I do wonder, though, whether writing short stories has to be a precursor to writing novels. I much prefer to write short stories and novella length stories - my plot dictates the length, rather than the length dictating the plot.

Monday, 26 July 2010

It started... here

Ooh, my new blog.... I'll just take a moment to sit down and get comfy... Ah, that's better.

I have been putting off starting a blog because I am scared of the committment. I am scared that I'll be overly enthusiastic for a few weeks then disappear. I hope I won't. I have mastered the art of procrastination with excessive use of online Sudoku, so instead of clinking that link, I'll click this one instead!
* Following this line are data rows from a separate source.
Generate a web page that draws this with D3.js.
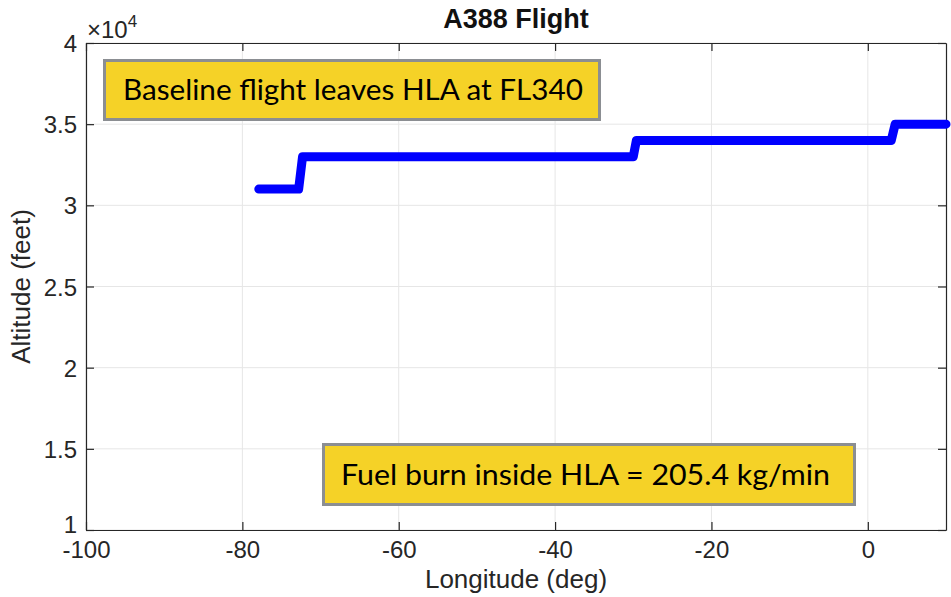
<!DOCTYPE html>
<html><head><meta charset="utf-8">
<script src="https://cdn.jsdelivr.net/npm/d3@7"></script>
<style>body{margin:0;background:#fff}svg{display:block}</style>
</head><body>
<svg id="c" width="951" height="597"></svg>
<script>
const longitude = [-77.9, -72.8, -72.3, -30.0, -29.6, 3.0, 3.5, 10];
const altitude  = [31000, 31000, 33000, 33000, 34000, 34000, 35000, 35000];
const xTicks = [-100, -80, -60, -40, -20, 0];
const yTicks = [1, 1.5, 2, 2.5, 3, 3.5, 4];
const title = "A388 Flight";
const xLabel = "Longitude (deg)";
const yLabel = "Altitude (feet)";
const notes = ["Baseline flight leaves HLA at FL340", "Fuel burn inside HLA = 205.4 kg/min"];

const svg = d3.select("#c");
const m = {l: 86, r: 946, t: 43, b: 530};
const x = d3.scaleLinear().domain([-100, 10]).range([m.l, m.r]);
const y = d3.scaleLinear().domain([1, 4]).range([m.b, m.t]);
const txt = "#262626";
const font = "'Liberation Sans', Arial, sans-serif";

// grid
svg.append("g").selectAll("line").data(xTicks).join("line")
  .attr("x1", d => x(d)).attr("x2", d => x(d)).attr("y1", m.t).attr("y2", m.b)
  .attr("stroke", "#e6e6e6").attr("stroke-width", 1);
svg.append("g").selectAll("line").data(yTicks).join("line")
  .attr("y1", d => y(d)).attr("y2", d => y(d)).attr("x1", m.l).attr("x2", m.r)
  .attr("stroke", "#e6e6e6").attr("stroke-width", 1);

// axes (inward ticks)
const xa = svg.append("g").attr("transform", `translate(0,${m.b})`)
  .call(d3.axisBottom(x).tickValues(xTicks).tickSizeInner(-8).tickSizeOuter(0).tickPadding(16).tickFormat(d => String(d)));
const xt = svg.append("g").attr("transform", `translate(0,${m.t})`)
  .call(d3.axisTop(x).tickValues(xTicks).tickSizeInner(-8).tickSizeOuter(0).tickFormat(""));
const ya = svg.append("g").attr("transform", `translate(${m.l},0)`)
  .call(d3.axisLeft(y).tickValues(yTicks).tickSizeInner(-8).tickSizeOuter(0).tickPadding(9).tickFormat(d => String(d)));
const yr = svg.append("g").attr("transform", `translate(${m.r},0)`)
  .call(d3.axisRight(y).tickValues(yTicks).tickSizeInner(-8).tickSizeOuter(0).tickFormat(""));
[xa, xt, ya, yr].forEach(g => {
  g.attr("font-size", null).attr("font-family", null);
  g.select(".domain").attr("stroke", txt).attr("stroke-width", 1.2);
  g.selectAll(".tick line").attr("stroke", txt).attr("stroke-width", 1.2);
  g.selectAll("text").attr("fill", txt).style("font-size", "24px").style("font-family", font);
});
xa.selectAll("text").attr("dy", "0.5em");
ya.selectAll("text").attr("dy", "0.36em");
ya.selectAll(".tick").filter(d => d === 1).select("text").attr("dy", "0.1em");

// exponent
const ex = svg.append("text").attr("x", m.l + 1).attr("y", 38).attr("fill", txt)
  .style("font-family", font).style("font-size", "24px");
ex.append("tspan").text("\u00d710");
ex.append("tspan").attr("dy", -11).style("font-size", "17px").text("4");

// line
const line = d3.line().x((d, i) => x(longitude[i])).y(d => y(d / 10000));
svg.append("path").datum(altitude).attr("d", line)
  .attr("fill", "none").attr("stroke", "#0000ff").attr("stroke-width", 9)
  .attr("stroke-linecap", "round").attr("stroke-linejoin", "round");

// title & labels
svg.append("text").attr("x", 516).attr("y", 28).attr("text-anchor", "middle")
  .style("font-family", font).attr("font-weight", "bold").style("font-size", "27px").attr("fill", "#111").text(title);
svg.append("text").attr("x", (m.l + m.r) / 2).attr("y", 588).attr("text-anchor", "middle")
  .style("font-family", font).style("font-size", "26px").attr("fill", txt).text(xLabel);
svg.append("text").attr("transform", `translate(30,${(m.t + m.b) / 2}) rotate(-90)`).attr("text-anchor", "middle")
  .style("font-family", font).style("font-size", "26px").attr("fill", txt).text(yLabel);

// annotation boxes
const boxes = [
  {x0: 103, y0: 59, x1: 601, y1: 121, tx: 123, by: 100, w: 460},
  {x0: 322, y0: 443, x1: 856, y1: 506, tx: 341, by: 485, w: 489}
];
boxes.forEach((b, i) => {
  svg.append("rect").attr("x", b.x0 + 1.5).attr("y", b.y0 + 1.5)
    .attr("width", b.x1 - b.x0 - 3).attr("height", b.y1 - b.y0 - 3)
    .attr("fill", "#f5d227").attr("stroke", "#8b8e92").attr("stroke-width", 3);
  svg.append("text").attr("x", b.tx).attr("y", b.by)
    .style("font-family", "Lato, 'Open Sans', sans-serif").style("font-size", "28px").attr("fill", "#000")
    .attr("textLength", b.w).attr("lengthAdjust", "spacingAndGlyphs")
    .text(notes[i]);
});
</script>
</body></html>
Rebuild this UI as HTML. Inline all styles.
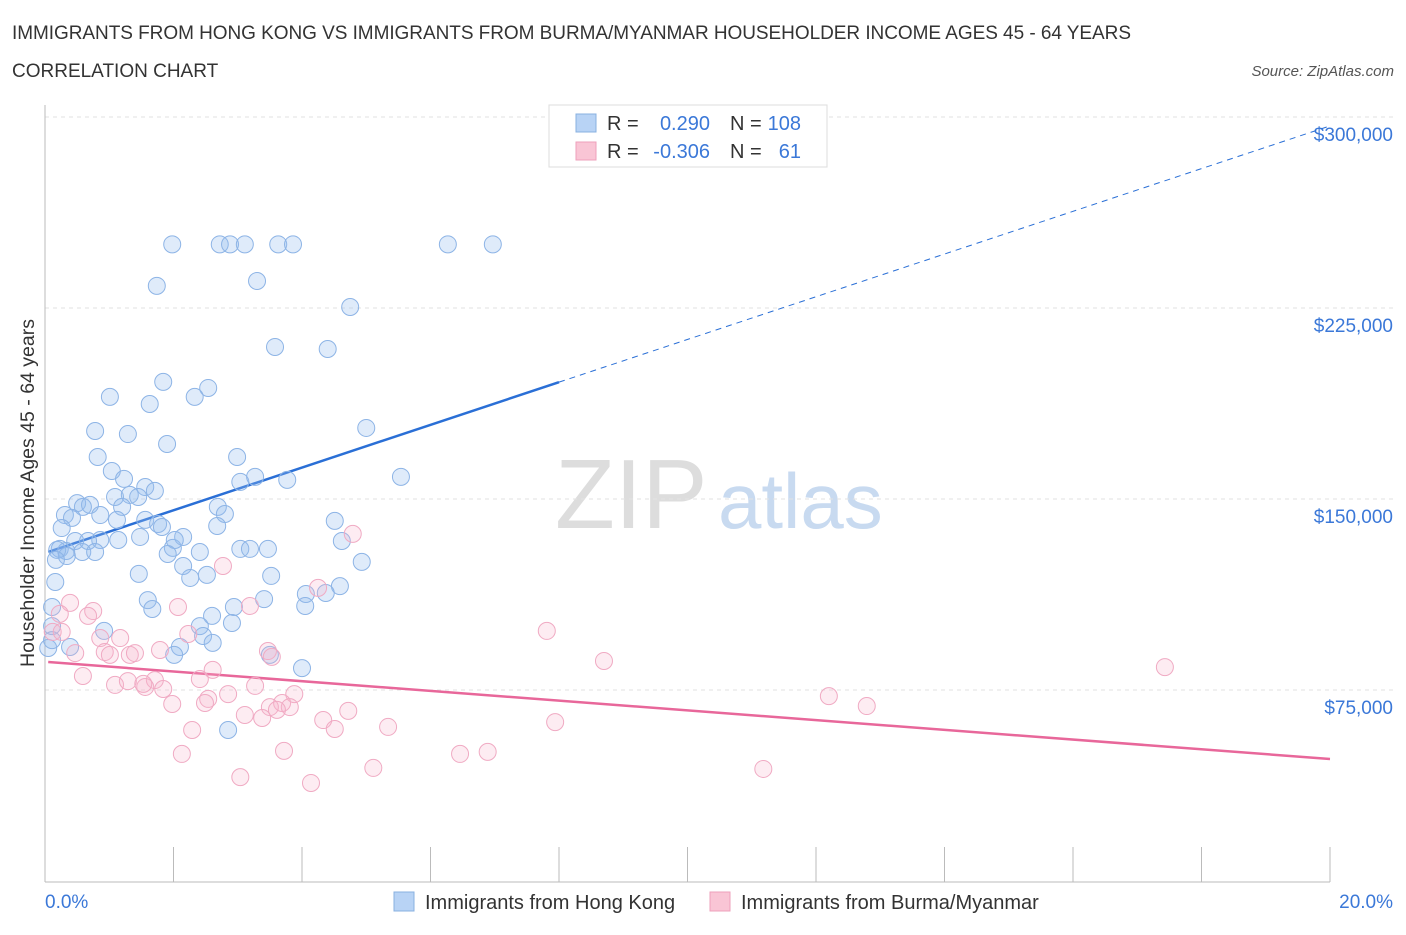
<!DOCTYPE html>
<html><head><meta charset="utf-8"><style>
body{margin:0;background:#fff;font-family:"Liberation Sans",sans-serif;}
svg text{font-family:"Liberation Sans",sans-serif;}
</style></head><body>
<svg id="chart" width="1406" height="930">
<text x="12" y="39" font-size="19" fill="#333" textLength="1119">IMMIGRANTS FROM HONG KONG VS IMMIGRANTS FROM BURMA/MYANMAR HOUSEHOLDER INCOME AGES 45 - 64 YEARS</text>
<text x="12" y="77" font-size="19" fill="#333">CORRELATION CHART</text>
<text x="1394" y="76" font-size="15" font-style="italic" fill="#555" text-anchor="end">Source: ZipAtlas.com</text>
<g>
<text x="555" y="528" font-size="98" font-family="Liberation Serif" fill="#ddd">ZIP</text>
<text x="718" y="528" font-size="78" fill="#c8daf0">atlas</text>
</g>
<g id="grid"></g>
<g id="axes"></g>
<g id="trends"></g>
<g id="pts"></g>
<text x="34" y="493" font-size="19.5" fill="#333" text-anchor="middle" transform="rotate(-90 34 493)">Householder Income Ages 45 - 64 years</text>
<g>
<rect x="549" y="105" width="278" height="62" fill="#fff" stroke="#ddd"/>
<rect x="576" y="114" width="20" height="18" fill="#b8d3f5" stroke="#88b0e0"/>
<rect x="576" y="142" width="20" height="18" fill="#f9c5d5" stroke="#eea0bb"/>
<text x="607" y="130" font-size="20" fill="#333">R =</text>
<text x="710" y="130" font-size="20" fill="#3b78d8" text-anchor="end">0.290</text>
<text x="730" y="130" font-size="20" fill="#333">N =</text>
<text x="801" y="130" font-size="20" fill="#3b78d8" text-anchor="end">108</text>
<text x="607" y="158" font-size="20" fill="#333">R =</text>
<text x="710" y="158" font-size="20" fill="#3b78d8" text-anchor="end">-0.306</text>
<text x="730" y="158" font-size="20" fill="#333">N =</text>
<text x="801" y="158" font-size="20" fill="#3b78d8" text-anchor="end">61</text>
</g>
<g>
<rect x="394" y="892" width="20" height="19" fill="#b8d3f5" stroke="#88b0e0"/>
<text x="425" y="909" font-size="20" fill="#333">Immigrants from Hong Kong</text>
<rect x="710" y="892" width="20" height="19" fill="#f9c5d5" stroke="#eea0bb"/>
<text x="741" y="909" font-size="20" fill="#333">Immigrants from Burma/Myanmar</text>
</g>
</svg>
<script>
const blueX=[1.98,2.72,2.88,3.11,3.63,3.86,6.27,6.97,1.74,3.30,4.75,3.58,4.40,1.84,2.54,1.01,2.33,1.63,0.78,1.29,5.00,1.90,0.82,2.99,1.04,1.23,1.56,1.71,3.04,3.27,3.77,5.54,0.50,0.70,0.59,1.09,1.32,1.45,2.69,2.80,1.20,0.31,0.42,0.86,1.12,1.56,1.76,1.82,2.68,4.51,0.26,0.86,1.14,1.48,1.99,2.15,2.02,0.47,0.67,0.23,0.33,0.19,0.58,0.78,0.34,0.17,0.16,1.91,2.41,3.04,3.19,3.47,4.62,4.93,2.15,2.26,2.52,1.46,3.52,4.59,4.06,4.37,3.41,1.60,1.67,2.94,4.05,2.60,2.41,2.91,2.46,2.61,0.92,2.10,2.01,3.50,4.00,2.85,0.39,0.11,0.11,0.05,0.11];
const blueY=[250,250,250,250,250,250,250,250,233.7,235.6,225.4,209.7,208.9,196.0,193.6,190.1,190.1,187.3,176.7,175.5,177.9,171.6,166.5,166.5,161.0,157.9,154.7,153.2,156.7,158.7,157.5,158.7,148.4,147.7,146.9,150.8,151.6,150.8,146.9,144.1,146.9,143.7,142.6,143.7,141.8,141.8,140.2,139.0,139.4,141.4,138.6,133.9,133.9,135.1,130.8,135.1,133.9,133.5,133.5,130.4,129.6,130.0,129.2,129.2,127.6,126.1,117.4,128.4,129.2,130.4,130.4,130.4,133.5,125.3,123.7,119.0,120.2,120.6,119.8,115.8,112.7,113.1,110.7,110.3,106.8,107.6,108.0,104.1,100.1,101.3,96.2,93.5,98.2,91.9,88.8,88.8,83.6,59.3,91.9,107.6,100.1,91.5,94.6];
const pinkX=[0.39,0.75,0.23,0.67,2.07,3.19,0.12,0.26,0.86,1.17,2.23,4.79,4.25,2.77,7.81,8.70,17.43,0.47,0.93,1.01,1.32,1.40,1.79,3.47,3.53,2.61,0.59,2.41,1.09,1.29,1.71,1.56,1.84,1.53,2.85,3.27,2.54,2.49,3.88,1.98,3.69,3.50,3.81,3.61,3.11,3.38,4.72,4.33,4.51,5.34,7.94,12.20,12.79,2.29,3.72,2.13,6.46,6.89,5.11,11.18,3.04,4.14];
const pinkY=[109.2,106.0,104.9,104.1,107.6,108.0,97.8,97.8,95.4,95.4,97.0,136.3,115.1,123.7,98.2,86.4,84.0,89.5,89.9,88.8,88.8,89.5,90.7,90.3,88.0,82.9,80.5,79.3,77.0,78.5,78.9,76.2,75.4,77.4,73.4,76.6,71.5,69.9,73.4,69.5,69.9,68.3,68.3,67.2,65.2,64.0,66.8,63.2,59.7,60.5,62.4,72.6,68.7,59.3,51.1,49.9,49.9,50.7,44.4,44.0,40.8,38.5];
const yTicks=[75,150,225,300];
const yTickLabels=["$75,000","$150,000","$225,000","$300,000"];
const xTicks=[0,2,4,6,8,10,12,14,16,18,20];
const blueTrend=[128.8,296.5];
const pinkTrend=[86.0,47.9];
const blueSolidEnd=8.0;

const NS="http://www.w3.org/2000/svg";
const X=v=>45+v/20*1285;
const Y=v=>881-v/75*191;
function mk(tag,attrs,parent){const e=document.createElementNS(NS,tag);for(const k in attrs)e.setAttribute(k,attrs[k]);parent.appendChild(e);return e;}
const grid=document.getElementById('grid'),axes=document.getElementById('axes'),trends=document.getElementById('trends'),pts=document.getElementById('pts');
yTicks.forEach((t,i)=>{
  const l=mk('line',{x1:45,x2:1395,y1:Y(t),y2:Y(t),stroke:'#e2e2e2','stroke-dasharray':'4 4'},grid);
  
  
  const tx=mk('text',{x:1393,y:Y(t)+24,'font-size':19,fill:'#3b78d8','text-anchor':'end'},axes);
  tx.textContent=yTickLabels[i];
  
  
});
const ax=mk('line',{x1:45,x2:45,y1:105,y2:882,stroke:'#bbb'},axes);


const bx=mk('line',{x1:45,x2:1330,y1:882,y2:882,stroke:'#bbb'},axes);


xTicks.forEach(t=>{if(t===0)return;
  const l=mk('line',{x1:X(t),x2:X(t),y1:847,y2:882,stroke:'#bbb'},axes);
  
  
});
const xl0=mk('text',{x:45,y:908,'font-size':19,fill:'#3b78d8'},axes);xl0.textContent=xTicks[0].toFixed(1)+'%';


const xl1=mk('text',{x:1393,y:908,'font-size':19,fill:'#3b78d8','text-anchor':'end'},axes);xl1.textContent=xTicks[xTicks.length-1].toFixed(1)+'%';



function drawPts(xs,ys,fill,stroke,name){
  for(let i=0;i<Math.min(xs.length,ys.length);i++){
    const c=mk('circle',{cx:X(xs[i]),cy:Y(ys[i]),r:8.5,fill:fill,stroke:stroke,'stroke-width':1},pts);
    
    
  }
}
drawPts(blueX,blueY,'rgba(150,190,240,0.3)','#8db4e6','point-hong-kong');
drawPts(pinkX,pinkY,'rgba(248,180,205,0.25)','#f0aac3','point-burma');
const bt=v=>blueTrend[0]+(blueTrend[1]-blueTrend[0])*v/20;
const b1=mk('line',{x1:X(0.05),y1:Y(bt(0.05)),x2:X(blueSolidEnd),y2:Y(bt(blueSolidEnd)),stroke:'#2a6fd6','stroke-width':2.5},trends);


const b2=mk('line',{x1:X(blueSolidEnd),y1:Y(bt(blueSolidEnd)),x2:X(20),y2:Y(bt(20)),stroke:'#2a6fd6','stroke-width':1,'stroke-dasharray':'6 5'},trends);


const p1=mk('line',{x1:X(0.05),y1:Y(pinkTrend[0]),x2:X(20),y2:Y(pinkTrend[1]),stroke:'#e8679a','stroke-width':2.5},trends);


</script>
</body></html>
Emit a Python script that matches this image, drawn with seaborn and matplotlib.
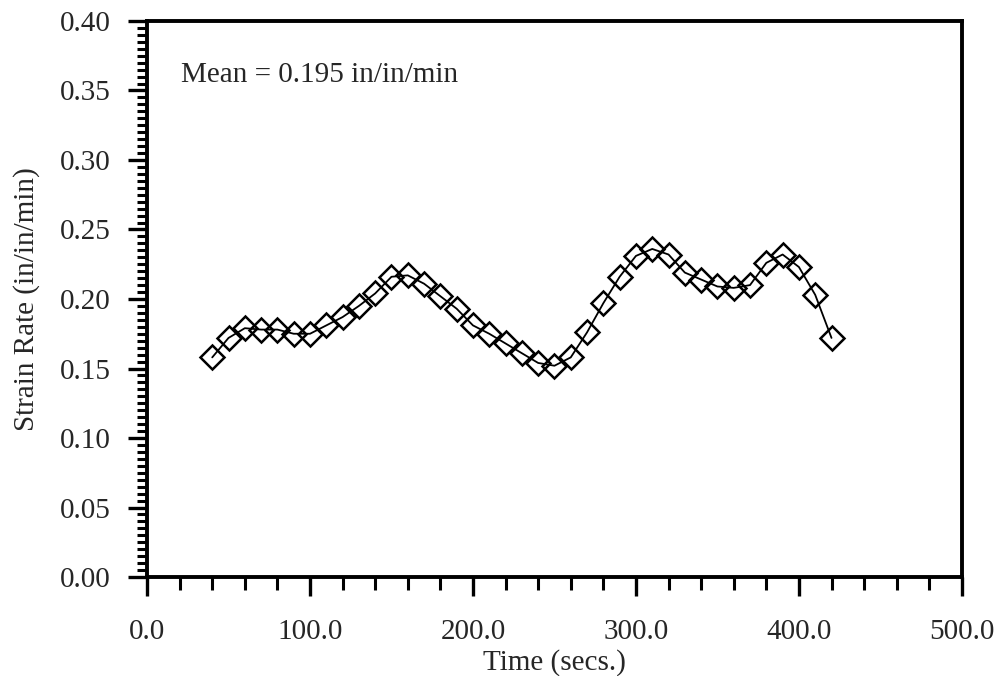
import numpy as np
import pandas as pd
import matplotlib
matplotlib.use("Agg")
import matplotlib.pyplot as plt
from matplotlib.ticker import MultipleLocator, FormatStrFormatter
import seaborn as sns

# Strain rate readings, every 10 s from 40 to 420 s
time_s = [40, 50, 60, 70, 80, 90, 100, 110, 120, 130,
          140, 150, 160, 170, 180, 190, 200, 210, 220, 230,
          240, 250, 260, 270, 280, 290, 300, 310, 320, 330,
          340, 350, 360, 370, 380, 390, 400, 410, 420]
strain_rate = [0.158, 0.172, 0.179, 0.178, 0.178, 0.175, 0.175, 0.181, 0.187, 0.195,
               0.204, 0.216, 0.217, 0.211, 0.202, 0.193, 0.181, 0.175, 0.168, 0.161,
               0.154, 0.152, 0.158, 0.176, 0.197, 0.216, 0.231, 0.236, 0.232, 0.219,
               0.214, 0.209, 0.208, 0.210, 0.226, 0.232, 0.223, 0.203, 0.172]
mean_label = "Mean = 0.195 in/in/min"

df = pd.DataFrame({"t": time_s, "rate": strain_rate})

sns.set_style("ticks")
plt.rcParams["font.family"] = ["Liberation Serif", "DejaVu Serif"]

fig = plt.figure(figsize=(10.03, 6.76), dpi=100)
ax = fig.add_axes([0.1466, 0.1464, 0.8124, 0.8226])

sns.lineplot(data=df, x="t", y="rate", ax=ax, color="black", linewidth=1.3,
             marker="D", markersize=12.5, markerfacecolor="none",
             markeredgecolor="black", markeredgewidth=1.8)

ax.set_xlim(0, 500)
ax.set_ylim(0, 0.40)
ax.xaxis.set_major_locator(MultipleLocator(100))
ax.xaxis.set_minor_locator(MultipleLocator(20))
ax.yaxis.set_major_locator(MultipleLocator(0.05))
ax.yaxis.set_minor_locator(MultipleLocator(0.005))
ax.xaxis.set_major_formatter(FormatStrFormatter("%.1f"))
ax.yaxis.set_major_formatter(FormatStrFormatter("%.2f"))

for side in ["left", "right", "top", "bottom"]:
    ax.spines[side].set_visible(True)
    ax.spines[side].set_linewidth(2.8)
    ax.spines[side].set_color("black")

ax.tick_params(axis="both", which="major", direction="out", length=14, width=2.4,
               labelsize=21, color="black")
ax.tick_params(axis="both", which="minor", direction="out", length=7, width=2.2,
               color="black")
ax.tick_params(axis="x", which="major", pad=16)
ax.tick_params(axis="x", which="minor", length=9)
ax.tick_params(axis="y", which="major", pad=12)

ax.set_xlabel("Time (secs.)", fontsize=21, labelpad=3)
ax.set_ylabel("Strain Rate (in/in/min)", fontsize=21, labelpad=14)

ax.text(21, 0.361, mean_label, fontsize=21, va="center", ha="left")

fig.savefig("out.png", dpi=100)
I started the blog today because I have waiting block. I have a couple of projects I'm waiting for feedback on and I can't get my head around starting something new. It's been a couple of months since I started a new piece of writing, and once I get past that 'new blank page' excitement, I get a bit stuck. I had a power nap, but all that came out of that was 'red shoes' and 'the beach' - perhaps that will spark something in due course.

So, as you may have gathered I'm a writer. The title of this blog pretty much sums up how my ideal day would be, given the choice. But real life gets in the way.

I've been writing since A-levels and I've had a few things published, at a rate of about one short story every two to three years, which from a career point of view isn't so successful.

But this is it! Today - once I've sorted out my waiting block - is start of the rest of my writing life (and other such cliches). I hope to keep this blog up and running for a very long time.